アントニオさんに出していたヴァイオリンが戻ってきた。2挺も出したのに覚悟していた費用の半分で直ってしまってびっくり。弾くとノイズがキレイに消えていて二度びっくり。
左の鈴木楽器製作所製(制作年不詳)の方。見た目に不具合はないのだが、まったくメンテナンスされていなかった個体なので音に角が目立ち、弦が高くて押さえ辛かった。しかしアントニオさんの調整ですっかり別物に。いつ張ったかわからない中国製の弦からトマスティーク社のインフェルド赤に張替えてもらったのもあるが、弾きやすく大きな音の鳴る楽器になった。今後これをパガニーニの愛器ガルネリ「カノン」にあやかって大砲とでも呼ぼうか。
右のヘフナーの5弦エレアコヴァイオリン(1993年製)も購入以来これまたメンテされていない楽器。裏板を叩くとポコポコと異音が鳴っていた。アントニオさんに持ち込むと「私がこれ欲しい」と言いつつこの異音に首をひねっていた。でもさすがアントニオさん、戻ってきたらすっかり異音が消え、5弦すべてがバランスよく鳴るようになっていた。
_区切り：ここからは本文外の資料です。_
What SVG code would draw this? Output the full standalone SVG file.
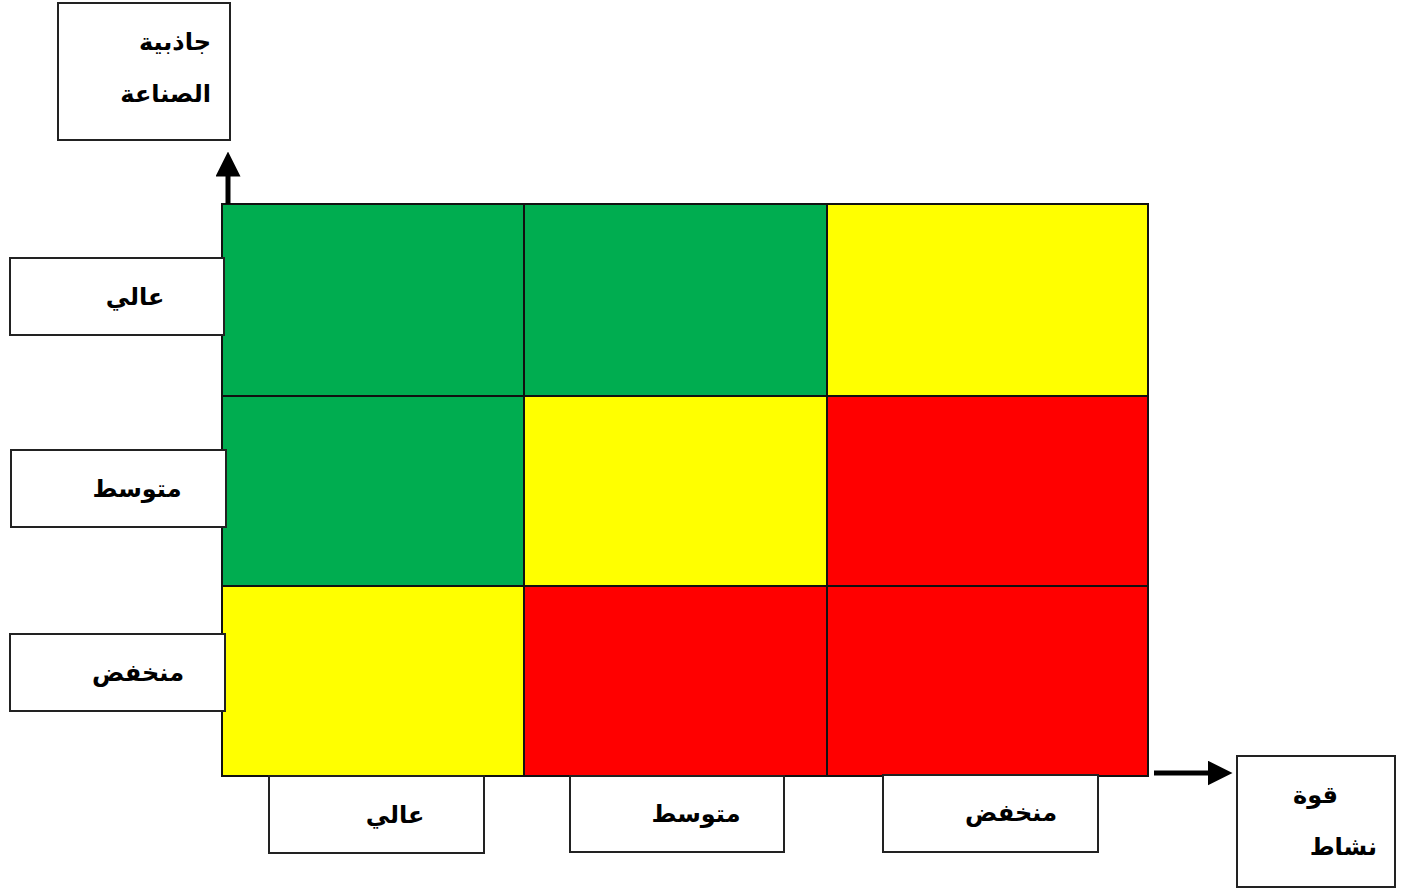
<svg xmlns="http://www.w3.org/2000/svg" width="1402" height="888" viewBox="0 0 1402 888">
<style>
.box{fill:#fff;stroke:#222;stroke-width:2}
.cell{stroke:#111;stroke-width:2}
.g{fill:#00ad50}.y{fill:#ffff00}.r{fill:#ff0000}
.t{font-family:"Liberation Sans","DejaVu Sans",sans-serif;font-weight:bold;font-size:24px;fill:#000;direction:rtl}
.ar{fill:none;stroke:#000;stroke-width:5}
</style>
<defs>
<marker id="ah" markerWidth="5" markerHeight="5" refX="0.5" refY="2.5" orient="auto" markerUnits="strokeWidth">
<path d="M0,0 L5,2.5 L0,5 Z" fill="#000"/>
</marker>
</defs>
<g id="grid">
<rect class="cell g" x="222" y="204" width="302" height="192"/>
<rect class="cell g" x="524" y="204" width="303" height="192"/>
<rect class="cell y" x="827" y="204" width="321" height="192"/>
<rect class="cell g" x="222" y="396" width="302" height="190"/>
<rect class="cell y" x="524" y="396" width="303" height="190"/>
<rect class="cell r" x="827" y="396" width="321" height="190"/>
<rect class="cell y" x="222" y="586" width="302" height="190"/>
<rect class="cell r" x="524" y="586" width="303" height="190"/>
<rect class="cell r" x="827" y="586" width="321" height="190"/>
</g>
<g id="connectors">
<line class="ar" x1="228" y1="204" x2="228" y2="174" marker-end="url(#ah)"/>
<line class="ar" x1="1154" y1="773" x2="1210" y2="773" marker-end="url(#ah)"/>
</g>
<g id="y-title">
<rect class="box" x="58" y="3" width="172" height="137"/>
<text class="t" x="211" y="50" text-anchor="start">جاذبية</text>
<text class="t" x="211" y="102" text-anchor="start">الصناعة</text>
</g>
<g id="y-high">
<rect class="box" x="10" y="258" width="214" height="77"/>
<text class="t" x="135" y="305" text-anchor="middle">عالي</text>
</g>
<g id="y-mid">
<rect class="box" x="11" y="450" width="215" height="77"/>
<text class="t" x="137" y="497" text-anchor="middle">متوسط</text>
</g>
<g id="y-low">
<rect class="box" x="10" y="634" width="215" height="77"/>
<text class="t" x="138" y="681" text-anchor="middle">منخفض</text>
</g>
<g id="x-high">
<rect class="box" x="269" y="776" width="215" height="77"/>
<text class="t" x="395" y="823" text-anchor="middle">عالي</text>
</g>
<g id="x-mid">
<rect class="box" x="570" y="776" width="214" height="76"/>
<text class="t" x="696" y="822" text-anchor="middle">متوسط</text>
</g>
<g id="x-low">
<rect class="box" x="883" y="775" width="215" height="77"/>
<text class="t" x="1011" y="821" text-anchor="middle">منخفض</text>
</g>
<g id="x-title">
<rect class="box" x="1237" y="756" width="158" height="131"/>
<text class="t" x="1338" y="803" text-anchor="start">قوة</text>
<text class="t" x="1377" y="855" text-anchor="start">نشاط</text>
</g>
</svg>
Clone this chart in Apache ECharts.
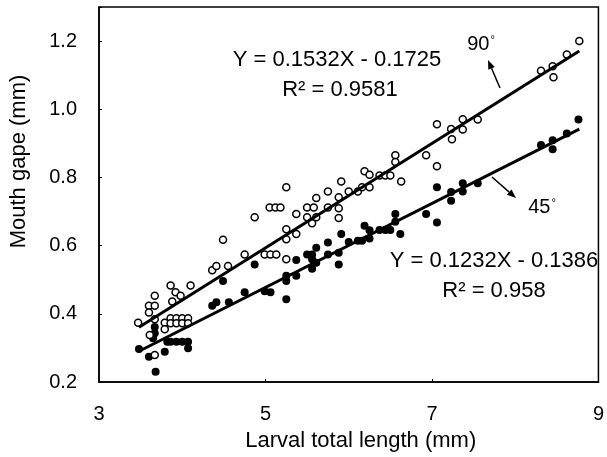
<!DOCTYPE html>
<html>
<head>
<meta charset="utf-8">
<script src="https://cdn.jsdelivr.net/npm/echarts@6/dist/echarts.min.js"></script>
<style>
  html, body { margin: 0; padding: 0; background: #fff; }
  #chart { width: 607px; height: 457px; }
</style>
</head>
<body>
<div id="chart"></div>
<script>
// 90° group (open circles)
var x90 = [3.47, 3.60, 3.60, 3.67, 3.67, 3.61, 3.67, 3.67, 3.79, 3.79, 3.86, 3.88, 3.92, 3.98,
  3.86, 3.93, 4.00, 4.07, 3.86, 3.93, 4.00, 4.07, 4.10, 4.36, 4.41, 4.49, 4.55, 4.75, 4.87,
  4.99, 5.06, 5.13, 5.05, 5.12, 5.18, 5.25, 5.25, 5.25, 5.25, 5.37, 5.37, 5.50, 5.58, 5.50,
  5.56, 5.61, 5.61, 5.75, 5.75, 5.88, 5.88, 5.88, 5.91, 6.00, 6.11, 6.16, 6.19, 6.25, 6.25,
  6.37, 6.44, 6.50, 6.56, 6.56, 6.63, 6.93, 7.06, 7.06, 7.23, 7.24, 7.37, 7.37, 7.55, 8.31,
  8.45, 8.46, 8.62, 8.77];
var y90 = [0.374, 0.424, 0.404, 0.424, 0.453, 0.338, 0.279, 0.384, 0.374, 0.355, 0.483, 0.436, 0.463, 0.453,
  0.387, 0.387, 0.387, 0.387, 0.372, 0.372, 0.372, 0.372, 0.483, 0.528, 0.540, 0.617, 0.540, 0.574, 0.683,
  0.574, 0.574, 0.574, 0.712, 0.712, 0.712, 0.771, 0.648, 0.619, 0.560, 0.693, 0.634, 0.712, 0.712, 0.683,
  0.666, 0.683, 0.740, 0.759, 0.712, 0.742, 0.710, 0.681, 0.788, 0.759, 0.759, 0.771, 0.818, 0.808, 0.771,
  0.806, 0.806, 0.806, 0.865, 0.845, 0.788, 0.865, 0.956, 0.833, 0.942, 0.912, 0.971, 0.941, 0.970, 1.113,
  1.126, 1.094, 1.161, 1.200];

// 45° group (filled circles)
var x45 = [3.48, 3.60, 3.65, 3.67, 3.67, 3.68, 3.79, 3.82, 3.86, 3.93, 4.00, 4.07, 4.07, 4.36,
  4.41, 4.49, 4.56, 4.75, 4.87, 4.99, 5.06, 5.25, 5.25, 5.25, 5.37, 5.37, 5.50, 5.56, 5.56,
  5.56, 5.61, 5.61, 5.75, 5.75, 5.88, 5.88, 5.91, 6.00, 6.11, 6.16, 6.19, 6.25, 6.25, 6.37,
  6.44, 6.50, 6.56, 6.56, 6.62, 6.93, 7.06, 7.06, 7.23, 7.23, 7.37, 7.37, 7.55, 8.31, 8.45,
  8.45, 8.62, 8.76];
var y45 = [0.297, 0.274, 0.328, 0.361, 0.343, 0.230, 0.289, 0.318, 0.318, 0.318, 0.318, 0.318, 0.299, 0.424,
  0.434, 0.496, 0.434, 0.463, 0.545, 0.466, 0.463, 0.443, 0.496, 0.512, 0.512, 0.558, 0.574, 0.574, 0.560,
  0.532, 0.594, 0.550, 0.609, 0.574, 0.545, 0.579, 0.634, 0.611, 0.614, 0.614, 0.658, 0.645, 0.621, 0.646,
  0.646, 0.646, 0.693, 0.670, 0.634, 0.693, 0.771, 0.668, 0.757, 0.732, 0.783, 0.759, 0.783, 0.895, 0.883,
  0.909, 0.929, 0.970];

// fitted lines: Y = aX + b, drawn over the x range of the data
var fit90 = { a: 0.1532, b: -0.1725, from: 3.48, to: 8.77 };
var fit45 = { a: 0.1232, b: -0.1386, from: 3.48, to: 8.77 };

var xTicks = [3, 5, 7, 9];
var yTicks = [0.2, 0.4, 0.6, 0.8, 1.0, 1.2];

function pairs(xs, ys) {
  return xs.map(function (x, i) { return [x, ys[i]]; });
}
function fitLine(f) {
  return [[f.from, f.a * f.from + f.b], [f.to, f.a * f.to + f.b]];
}
// arrow made of a line and a small head
function arrow(x1, y1, x2, y2) {
  var ang = Math.atan2(y2 - y1, x2 - x1);
  var len = 9, half = 3.5;
  var bx = x2 - len * Math.cos(ang), by = y2 - len * Math.sin(ang);
  var px = -Math.sin(ang) * half, py = Math.cos(ang) * half;
  return [{
    type: 'line',
    shape: { x1: x1, y1: y1, x2: bx, y2: by },
    style: { stroke: '#000', lineWidth: 1.5 }
  }, {
    type: 'polygon',
    shape: { points: [[x2, y2], [bx + px, by + py], [bx - px, by - py]] },
    style: { fill: '#000' }
  }];
}
var font = '"Liberation Sans", Arial, sans-serif';
function label(text, x, y, size) {
  return {
    type: 'text', x: x, y: y,
    style: {
      text: text, fill: '#000', fontSize: size, fontFamily: font,
      textAlign: 'center', textVerticalAlign: 'middle',
      rich: {
        d: { fontSize: 11, fontFamily: font, fill: '#000', verticalAlign: 'top', padding: [0, 0, 8, 1] }
      }
    }
  };
}

var chart = echarts.init(document.getElementById('chart'));

chart.setOption({
  animation: false,
  grid: {
    left: 97, right: 6, top: 7, bottom: 75,
    show: true, borderColor: '#000', borderWidth: 1.5
  },
  xAxis: {
    type: 'value', min: xTicks[0], max: xTicks[xTicks.length - 1], interval: 2,
    name: 'Larval total length (mm)', nameLocation: 'middle', nameGap: 48,
    nameTextStyle: { color: '#000', fontSize: 22, fontFamily: font, padding: [0, 0, 0, 24] },
    axisLine: { lineStyle: { color: '#000', width: 1.5 } },
    axisTick: { inside: true, length: 3, lineStyle: { color: '#000' } },
    axisLabel: { color: '#000', fontSize: 20, fontFamily: font, margin: 22 },
    splitLine: { show: false }
  },
  yAxis: {
    type: 'value', min: yTicks[0], max: 1.3, interval: 0.2,
    name: 'Mouth gape (mm)', nameLocation: 'middle', nameGap: 69,
    nameTextStyle: { color: '#000', fontSize: 22, fontFamily: font, padding: [0, 0, 0, 66] },
    axisLine: { lineStyle: { color: '#000', width: 1.5 } },
    axisTick: { inside: true, length: 3, lineStyle: { color: '#000' } },
    axisLabel: {
      color: '#000', fontSize: 20, fontFamily: font, margin: 22,
      formatter: function (v) { return v > 1.25 ? '' : v.toFixed(1); }
    },
    splitLine: { show: false }
  },
  series: [{
    name: '45°', type: 'scatter', data: pairs(x45, y45),
    symbol: 'circle', symbolSize: 8,
    itemStyle: { color: '#000', opacity: 1 }, z: 2
  }, {
    name: '90°', type: 'scatter', data: pairs(x90, y90),
    symbol: 'circle', symbolSize: 7,
    itemStyle: { color: '#fff', borderColor: '#000', borderWidth: 1.5, opacity: 1 }, z: 3
  }, {
    type: 'line', data: fitLine(fit90), symbol: 'none',
    lineStyle: { color: '#000', width: 3 }, z: 4
  }, {
    type: 'line', data: fitLine(fit45), symbol: 'none',
    lineStyle: { color: '#000', width: 3 }, z: 4
  }],
  graphic: [
    label('Y = 0.1532X - 0.1725', 337, 60, 22),
    label('R² = 0.9581', 340, 90, 22),
    label('90{d|°}', 481, 44, 20),
    label('Y = 0.1232X - 0.1386', 494, 261, 22),
    label('R² = 0.958', 494, 291, 22),
    label('45{d|°}', 542, 207, 20)
  ].concat(arrow(500, 88, 488, 60), arrow(492, 177, 516, 198))
});
</script>
</body>
</html>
C線の共鳴がヴィオラともヴァイオリンともつかない妙なニュアンスを出して不思議な音色。今まで弾いていなかったので楽器が鳴り切らず音は小さいけれど、しばらくは鳴らしまくって眠っているのを起こしてやらねば。ではこちらは眠れる獅子とでも呼ぼうか。
ヴァイオリンは弦を交換するだけでも音が変わるから楽器の個体差がすごい。それぞれに一長一短があるため、それぞれの個性を引き出すにはテクニックが必要だ。そのため取っかえ引っかえ弾いていると自分のいい加減なところが音に出るので自分の弱点がわかる。一人で何挺も持ってバカみたい(実際バカ)だが、そういうメリットも一応あったりする。とはいえ今月給料出たらまた2挺出さないと・・・やはり楽器が複数あると大変。